Jupyter has grown very popular as an open source interactive computing platform platform. It originated in academia and is well known among data scientists as a prototyping tool. It also enables publishing reproducible science.

This blog post published in the wake of Jupyter receiving the ACM Software System Award — thereby putting it on the same level as milestones of computer history such as Unix, The WWW, or Java — is a good summary of its history, spirit and current state.

Jupyter is open at heart, which is very good ! However outside science not all data people work with is —obviously. As data is increasingly recognized as a key competitive advantage for firms it is important to protect it and manage access rights.

So there should be an easy way to get authenticated directly from the notebook so as to tap protected APIs without manipulating secrets (login/passwords or keys), which typically undermines security.

How ?

This article introduces an attempt to tackle the issue: the ipyauth library. It enables a notebook user to negotiate an access token with ID providers. Then the user is free to tap protected APIs but adding the access token to in the request header, for example with the handy package requests (*).
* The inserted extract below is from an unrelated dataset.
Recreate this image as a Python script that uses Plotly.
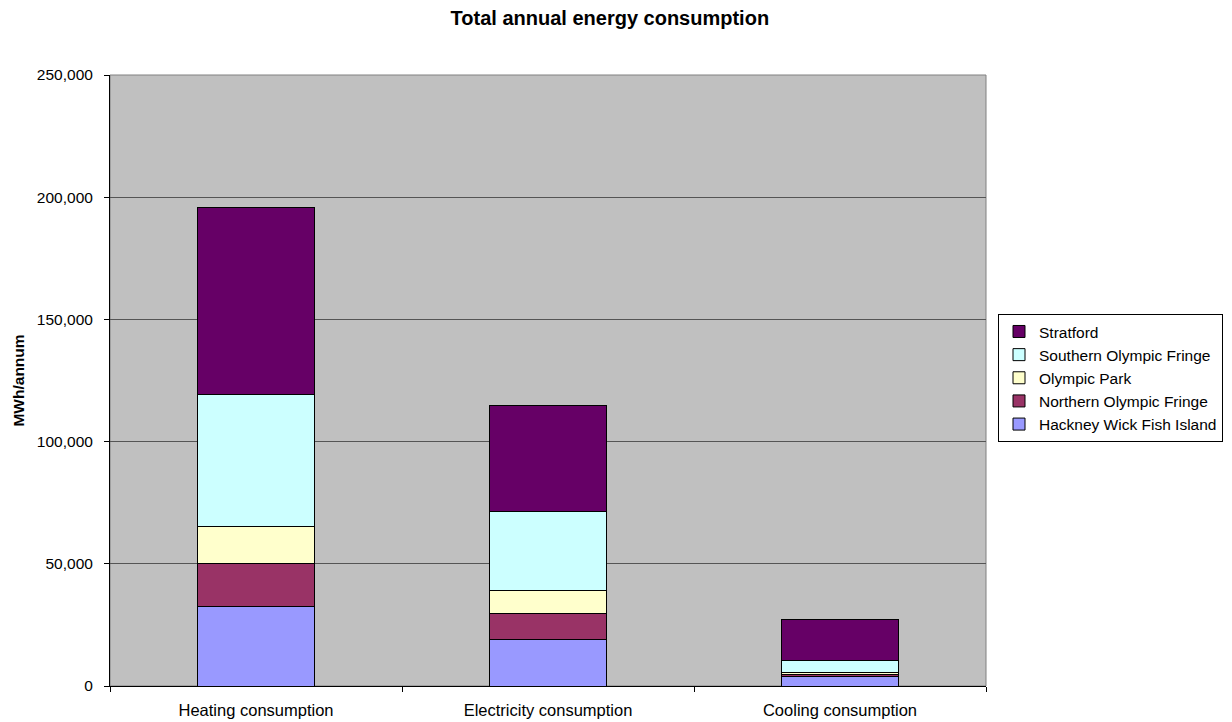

ipyauth is a custom ipywidget in 3 parts:

  • The Javascript part performs the OAuth2 implicit flow. Currently 2 ID providers are supported (Auth0 and Google). In these 2 cases it is built on the Javascript SDKs published by these ID providers.
  • The Python part manages the user interface to input configuration parameters, customized by ID provider, and a common set of core ipywidgets displaying buttons and the credentials obtained after negotiation.
  • The notebook server extension captures the OAuth2 redirect url.

In short, the notebook frontend manages authentication like any SPA and the ipywidgets machinery is used to sync data between the Javascript in the browser and the Python kernel:

  • The info necessary to start the authentication flow (e.g. client ID, scopes) is written in Python and synced to the browser.
  • The credentials obtained by the browser after upon completion of the authentication flow are sent back to the Python kernel.

The structure of ipyauth is modular. There are distinct Javascript and Python files for each ID provider so that it should be a reasonable effort to add new one.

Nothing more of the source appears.